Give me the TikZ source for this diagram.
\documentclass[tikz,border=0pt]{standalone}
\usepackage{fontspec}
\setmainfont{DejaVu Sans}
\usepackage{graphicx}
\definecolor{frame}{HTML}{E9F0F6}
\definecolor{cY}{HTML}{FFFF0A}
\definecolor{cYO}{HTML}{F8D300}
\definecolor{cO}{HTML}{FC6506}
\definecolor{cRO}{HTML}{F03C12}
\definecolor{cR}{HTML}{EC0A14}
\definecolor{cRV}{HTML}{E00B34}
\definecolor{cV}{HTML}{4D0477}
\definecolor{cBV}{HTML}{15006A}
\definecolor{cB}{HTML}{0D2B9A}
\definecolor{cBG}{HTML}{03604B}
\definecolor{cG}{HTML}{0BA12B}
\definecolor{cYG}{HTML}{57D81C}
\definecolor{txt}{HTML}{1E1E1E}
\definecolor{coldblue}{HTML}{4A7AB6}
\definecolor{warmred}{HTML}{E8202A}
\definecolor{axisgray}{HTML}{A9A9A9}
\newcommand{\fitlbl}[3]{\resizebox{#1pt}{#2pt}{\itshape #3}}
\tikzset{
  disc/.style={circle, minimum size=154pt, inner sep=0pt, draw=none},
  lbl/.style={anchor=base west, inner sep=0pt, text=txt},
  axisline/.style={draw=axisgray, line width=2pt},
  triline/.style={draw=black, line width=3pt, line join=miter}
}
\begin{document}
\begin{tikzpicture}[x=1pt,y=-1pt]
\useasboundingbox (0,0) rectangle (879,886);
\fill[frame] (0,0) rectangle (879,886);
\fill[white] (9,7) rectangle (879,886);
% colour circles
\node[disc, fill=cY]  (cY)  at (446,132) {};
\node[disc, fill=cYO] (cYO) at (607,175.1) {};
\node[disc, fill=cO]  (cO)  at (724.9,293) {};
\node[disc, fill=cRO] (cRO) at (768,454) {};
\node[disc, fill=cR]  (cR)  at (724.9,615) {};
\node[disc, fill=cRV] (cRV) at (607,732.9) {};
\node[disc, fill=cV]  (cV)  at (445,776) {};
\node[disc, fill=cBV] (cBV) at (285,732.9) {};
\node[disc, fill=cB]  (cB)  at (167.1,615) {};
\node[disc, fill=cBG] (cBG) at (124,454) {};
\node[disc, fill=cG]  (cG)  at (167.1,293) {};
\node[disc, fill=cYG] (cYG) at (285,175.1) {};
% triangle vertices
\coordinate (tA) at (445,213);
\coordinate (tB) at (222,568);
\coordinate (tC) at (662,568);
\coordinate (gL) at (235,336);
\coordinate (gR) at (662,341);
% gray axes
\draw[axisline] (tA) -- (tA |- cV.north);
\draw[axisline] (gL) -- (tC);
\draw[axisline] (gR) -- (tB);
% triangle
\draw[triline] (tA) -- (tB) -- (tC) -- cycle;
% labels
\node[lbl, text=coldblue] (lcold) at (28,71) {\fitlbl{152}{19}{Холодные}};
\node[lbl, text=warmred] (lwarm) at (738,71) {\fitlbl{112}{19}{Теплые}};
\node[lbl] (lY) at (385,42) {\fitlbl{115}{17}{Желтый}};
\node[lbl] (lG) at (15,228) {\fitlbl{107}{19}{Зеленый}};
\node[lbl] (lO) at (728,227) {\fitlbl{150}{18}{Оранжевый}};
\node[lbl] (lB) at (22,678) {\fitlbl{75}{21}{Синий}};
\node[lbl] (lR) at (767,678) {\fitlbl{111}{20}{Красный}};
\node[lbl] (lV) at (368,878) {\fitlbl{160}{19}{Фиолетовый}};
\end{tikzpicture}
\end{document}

--

Without leaving anything out, quote all the data.

■ **Final result**:
Give me the TikZ source for this diagram.
\documentclass[tikz,border=0pt]{standalone}
\usepackage{fontspec}
\setmainfont{DejaVu Sans}
\usepackage{graphicx}
\definecolor{frame}{HTML}{E9F0F6}
\definecolor{cY}{HTML}{FFFF0A}
\definecolor{cYO}{HTML}{F8D300}
\definecolor{cO}{HTML}{FC6506}
\definecolor{cRO}{HTML}{F03C12}
\definecolor{cR}{HTML}{EC0A14}
\definecolor{cRV}{HTML}{E00B34}
\definecolor{cV}{HTML}{4D0477}
\definecolor{cBV}{HTML}{15006A}
\definecolor{cB}{HTML}{0D2B9A}
\definecolor{cBG}{HTML}{03604B}
\definecolor{cG}{HTML}{0BA12B}
\definecolor{cYG}{HTML}{57D81C}
\definecolor{txt}{HTML}{1E1E1E}
\definecolor{coldblue}{HTML}{4A7AB6}
\definecolor{warmred}{HTML}{E8202A}
\definecolor{axisgray}{HTML}{A9A9A9}
\newcommand{\fitlbl}[3]{\resizebox{#1pt}{#2pt}{\itshape #3}}
\tikzset{
  disc/.style={circle, minimum size=154pt, inner sep=0pt, draw=none},
  lbl/.style={anchor=base west, inner sep=0pt, text=txt},
  axisline/.style={draw=axisgray, line width=2pt},
  triline/.style={draw=black, line width=3pt, line join=miter}
}
\begin{document}
\begin{tikzpicture}[x=1pt,y=-1pt]
\useasboundingbox (0,0) rectangle (879,886);
\fill[frame] (0,0) rectangle (879,886);
\fill[white] (9,7) rectangle (879,886);
% colour circles
\node[disc, fill=cY]  (cY)  at (446,132) {};
\node[disc, fill=cYO] (cYO) at (607,175.1) {};
\node[disc, fill=cO]  (cO)  at (724.9,293) {};
\node[disc, fill=cRO] (cRO) at (768,454) {};
\node[disc, fill=cR]  (cR)  at (724.9,615) {};
\node[disc, fill=cRV] (cRV) at (607,732.9) {};
\node[disc, fill=cV]  (cV)  at (445,776) {};
\node[disc, fill=cBV] (cBV) at (285,732.9) {};
\node[disc, fill=cB]  (cB)  at (167.1,615) {};
\node[disc, fill=cBG] (cBG) at (124,454) {};
\node[disc, fill=cG]  (cG)  at (167.1,293) {};
\node[disc, fill=cYG] (cYG) at (285,175.1) {};
% triangle vertices
\coordinate (tA) at (445,213);
\coordinate (tB) at (222,568);
\coordinate (tC) at (662,568);
\coordinate (gL) at (235,336);
\coordinate (gR) at (662,341);
% gray axes
\draw[axisline] (tA) -- (tA |- cV.north);
\draw[axisline] (gL) -- (tC);
\draw[axisline] (gR) -- (tB);
% triangle
\draw[triline] (tA) -- (tB) -- (tC) -- cycle;
% labels
\node[lbl, text=coldblue] (lcold) at (28,71) {\fitlbl{152}{19}{Холодные}};
\node[lbl, text=warmred] (lwarm) at (738,71) {\fitlbl{112}{19}{Теплые}};
\node[lbl] (lY) at (385,42) {\fitlbl{115}{17}{Желтый}};
\node[lbl] (lG) at (15,228) {\fitlbl{107}{19}{Зеленый}};
\node[lbl] (lO) at (728,227) {\fitlbl{150}{18}{Оранжевый}};
\node[lbl] (lB) at (22,678) {\fitlbl{75}{21}{Синий}};
\node[lbl] (lR) at (767,678) {\fitlbl{111}{20}{Красный}};
\node[lbl] (lV) at (368,878) {\fitlbl{160}{19}{Фиолетовый}};
\end{tikzpicture}
\end{document}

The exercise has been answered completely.